Blood Red Sunset: 2a Memoir of the Chinese Cultural Revolution
Ma Bo, Bo Ma. Viking Books, $24.95 (384pp) ISBN 978-0-670-84181-3
``We were dupes of class struggle'' the author says of the 1966-76 national aberration known as the Cultural Revolution, ``made to howl at the moon like a pack of dogs.'' When the Central Committee of the Chinese Communist Party launched the One-Smash-and-Three-Oppose Campaign in 1970, the author was a fervent Red Guard. But his best friend betrayed him and Ma Bo was denounced as an ``active counterrevolutionary,'' charged with slandering Chairman Mao and sentenced to labor reform in the quarries of Inner Mongolia. An irrepressible, pugnacious young man, Ma Bo launched a campaign to convince the authorities to reopen his case.
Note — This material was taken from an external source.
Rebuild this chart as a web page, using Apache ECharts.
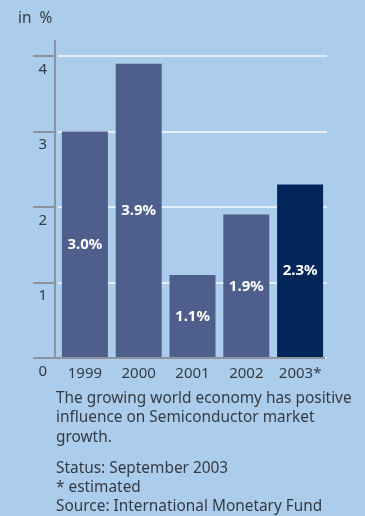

The upshot was a period of official ostracism and personal isolation; how he managed to cope with this while suffering the tortures of unrequited love forms a major portion of this compelling memoir. In 1976 the Party unexpectedly changed the verdict on him to ``serious political errors'' and ordered his conditional release. A huge bestseller in China, this richly detailed record is told with raw narrative power. Ma Bo is writer-in-residence at Brown University. (Mar.)